>>>
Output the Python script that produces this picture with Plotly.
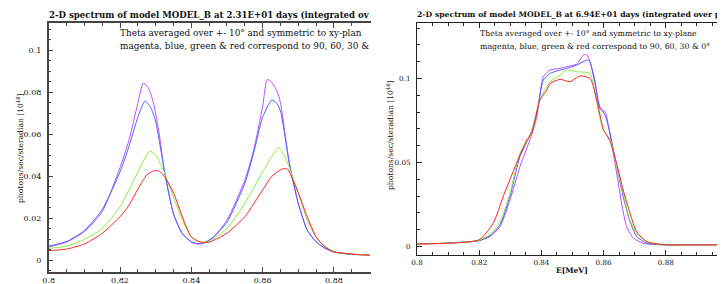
<<<
>>>
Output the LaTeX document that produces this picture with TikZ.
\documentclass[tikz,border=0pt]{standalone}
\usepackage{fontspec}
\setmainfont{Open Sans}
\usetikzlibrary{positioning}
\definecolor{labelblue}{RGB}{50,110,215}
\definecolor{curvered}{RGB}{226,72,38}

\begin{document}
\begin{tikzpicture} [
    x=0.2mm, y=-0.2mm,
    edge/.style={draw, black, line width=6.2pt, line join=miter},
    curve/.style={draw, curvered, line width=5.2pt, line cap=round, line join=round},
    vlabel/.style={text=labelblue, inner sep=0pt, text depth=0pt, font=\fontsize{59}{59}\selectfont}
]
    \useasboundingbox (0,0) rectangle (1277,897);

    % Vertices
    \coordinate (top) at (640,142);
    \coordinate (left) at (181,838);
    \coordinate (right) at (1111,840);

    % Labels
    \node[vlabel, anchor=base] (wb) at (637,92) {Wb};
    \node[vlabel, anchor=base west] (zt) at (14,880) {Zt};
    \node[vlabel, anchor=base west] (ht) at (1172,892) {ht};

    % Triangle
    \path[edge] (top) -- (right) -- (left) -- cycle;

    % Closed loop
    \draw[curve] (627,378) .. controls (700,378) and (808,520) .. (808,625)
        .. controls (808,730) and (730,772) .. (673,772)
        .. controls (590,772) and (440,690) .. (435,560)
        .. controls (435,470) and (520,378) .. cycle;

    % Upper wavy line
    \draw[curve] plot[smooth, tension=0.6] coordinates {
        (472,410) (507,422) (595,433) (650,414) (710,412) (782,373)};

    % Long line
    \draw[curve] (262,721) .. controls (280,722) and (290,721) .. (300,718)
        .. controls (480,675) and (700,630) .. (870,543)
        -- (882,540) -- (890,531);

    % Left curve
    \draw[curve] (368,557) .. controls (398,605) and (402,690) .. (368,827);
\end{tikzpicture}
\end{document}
<<<
• [TASK DETAILS]: Your task is to print the lines from the one containing "Output the LaTeX" through the one containing "(right) at (1111,840);", exactly and with nothing added.

• [COMPLETE OUTPUT]:
Output the LaTeX document that produces this picture with TikZ.
\documentclass[tikz,border=0pt]{standalone}
\usepackage{fontspec}
\setmainfont{Open Sans}
\usetikzlibrary{positioning}
\definecolor{labelblue}{RGB}{50,110,215}
\definecolor{curvered}{RGB}{226,72,38}

\begin{document}
\begin{tikzpicture} [
    x=0.2mm, y=-0.2mm,
    edge/.style={draw, black, line width=6.2pt, line join=miter},
    curve/.style={draw, curvered, line width=5.2pt, line cap=round, line join=round},
    vlabel/.style={text=labelblue, inner sep=0pt, text depth=0pt, font=\fontsize{59}{59}\selectfont}
]
    \useasboundingbox (0,0) rectangle (1277,897);

    % Vertices
    \coordinate (top) at (640,142);
    \coordinate (left) at (181,838);
    \coordinate (right) at (1111,840);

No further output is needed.